- Discipline: Neuroscience
- Language: English
- Edited by: John J. Foxe, Yoland Smith

Publication details
- History: 1989–present
- Publisher: Wiley-Blackwell on behalf of the Federation of European Neuroscience Societies
- Frequency: Biweekly
- Open access: Hybrid
- Impact factor: 3.4 (2022)

Standard abbreviations
- ISO 4: Eur. J. Neurosci.

Indexing
- CODEN: EJONEI
- ISSN: 0953-816X (print) 1460-9568 (web)
- OCLC no.: 39503252

Links
- Journal homepage; Online access; Online archive;

= European Journal of Neuroscience =

The European Journal of Neuroscience is a biweekly peer-reviewed scientific journal covering all aspects of neuroscience. It was established in 1989 with Ray Guillery (then at the University of Oxford) as the founding editor-in-chief. The current editors-in-chief are John J. Foxe (University of Rochester) and Yoland Smith (Emory University). The journal is published by Wiley-Blackwell on behalf of the Federation of European Neuroscience Societies. Authors can elect to have accepted articles published as open access. The journal adopted transparent peer-review in January 2017.

==Features==
The journal also publishes special and virtual issues related to topical issues in neuroscience.

==Editors-in-chief==
The following persons have been or are editor-in-chief:
- Ray Guillery (1989–1993)
- Michel Cuénod (1993–1997)
- Barry Everitt (1997–2002)
- Barry Everitt and Chris Henderson (2002–2008)
- Jean-Marc Fritschy and Martin Sarter (2008–2014)
- J. Paul Bolam and John J. Foxe (2014–2020)
- John J. Foxe (2020–2023)
- John J. Foxe and Yoland Smith (2024-present)

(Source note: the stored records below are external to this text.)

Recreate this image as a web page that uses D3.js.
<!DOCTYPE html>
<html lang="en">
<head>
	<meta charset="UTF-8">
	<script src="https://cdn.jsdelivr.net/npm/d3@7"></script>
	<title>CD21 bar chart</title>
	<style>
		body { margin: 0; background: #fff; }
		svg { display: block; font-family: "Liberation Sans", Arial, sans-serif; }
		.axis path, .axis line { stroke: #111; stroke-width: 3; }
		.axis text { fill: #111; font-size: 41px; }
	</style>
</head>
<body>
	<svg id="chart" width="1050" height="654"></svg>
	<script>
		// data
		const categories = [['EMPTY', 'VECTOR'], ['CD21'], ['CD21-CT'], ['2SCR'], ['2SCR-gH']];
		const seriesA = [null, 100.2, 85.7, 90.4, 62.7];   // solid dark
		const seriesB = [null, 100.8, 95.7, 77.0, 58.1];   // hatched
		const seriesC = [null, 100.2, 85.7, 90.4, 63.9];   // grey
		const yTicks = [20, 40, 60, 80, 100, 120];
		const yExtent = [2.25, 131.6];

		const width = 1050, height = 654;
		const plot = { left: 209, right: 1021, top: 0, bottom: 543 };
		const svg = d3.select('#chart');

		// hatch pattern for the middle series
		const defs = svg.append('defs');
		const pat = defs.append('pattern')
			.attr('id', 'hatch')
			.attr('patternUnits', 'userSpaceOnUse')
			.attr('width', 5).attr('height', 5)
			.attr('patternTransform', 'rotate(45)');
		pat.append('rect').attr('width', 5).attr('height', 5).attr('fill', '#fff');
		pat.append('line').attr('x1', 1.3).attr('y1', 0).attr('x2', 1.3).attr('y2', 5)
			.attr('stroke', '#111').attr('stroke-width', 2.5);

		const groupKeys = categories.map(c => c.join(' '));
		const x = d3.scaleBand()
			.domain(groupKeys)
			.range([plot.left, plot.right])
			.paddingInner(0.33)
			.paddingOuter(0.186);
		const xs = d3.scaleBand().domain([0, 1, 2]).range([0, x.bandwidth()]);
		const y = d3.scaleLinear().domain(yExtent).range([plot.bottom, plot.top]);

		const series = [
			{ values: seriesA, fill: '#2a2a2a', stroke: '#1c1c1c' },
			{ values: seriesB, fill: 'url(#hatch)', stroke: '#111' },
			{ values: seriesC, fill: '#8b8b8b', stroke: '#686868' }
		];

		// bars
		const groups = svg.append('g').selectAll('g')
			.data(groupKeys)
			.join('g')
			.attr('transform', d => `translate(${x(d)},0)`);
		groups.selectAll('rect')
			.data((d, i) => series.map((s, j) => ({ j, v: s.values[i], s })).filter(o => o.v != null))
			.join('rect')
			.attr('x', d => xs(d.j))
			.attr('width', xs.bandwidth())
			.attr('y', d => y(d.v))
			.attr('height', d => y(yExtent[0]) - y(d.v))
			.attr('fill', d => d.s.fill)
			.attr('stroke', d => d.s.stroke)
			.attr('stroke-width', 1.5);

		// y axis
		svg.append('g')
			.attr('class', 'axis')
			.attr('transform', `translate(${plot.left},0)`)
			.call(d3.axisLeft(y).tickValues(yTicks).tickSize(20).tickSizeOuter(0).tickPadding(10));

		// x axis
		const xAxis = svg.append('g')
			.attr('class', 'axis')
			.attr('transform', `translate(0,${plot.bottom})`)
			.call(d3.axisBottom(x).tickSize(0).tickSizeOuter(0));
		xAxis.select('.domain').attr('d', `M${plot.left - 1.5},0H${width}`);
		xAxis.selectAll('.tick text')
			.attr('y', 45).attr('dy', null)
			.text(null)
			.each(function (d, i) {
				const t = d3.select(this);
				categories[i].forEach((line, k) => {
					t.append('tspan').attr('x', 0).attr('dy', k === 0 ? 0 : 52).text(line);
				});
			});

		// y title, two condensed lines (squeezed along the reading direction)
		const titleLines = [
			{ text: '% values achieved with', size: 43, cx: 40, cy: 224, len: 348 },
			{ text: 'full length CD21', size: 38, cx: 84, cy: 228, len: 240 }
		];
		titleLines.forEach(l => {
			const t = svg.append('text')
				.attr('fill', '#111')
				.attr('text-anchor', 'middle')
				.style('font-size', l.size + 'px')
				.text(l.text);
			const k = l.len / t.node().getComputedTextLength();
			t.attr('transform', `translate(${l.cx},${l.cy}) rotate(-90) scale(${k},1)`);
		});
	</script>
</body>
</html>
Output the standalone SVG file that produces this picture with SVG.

==Abstracting and indexing==
The journal is abstracted and indexed in:

- Biological Abstracts
- BIOSIS Previews
- CAB Abstracts
- Current Contents/Life Sciences
- EBSCO databases
- Embase
- Index Medicus/MEDLINE/PubMed
- PASCAL
- PsycINFO
- Répertoire International de Littérature Musicale
- Science Citation Index Expanded
- Scopus

According to the Journal Citation Reports, the journal has a 2022 impact factor of 3.4.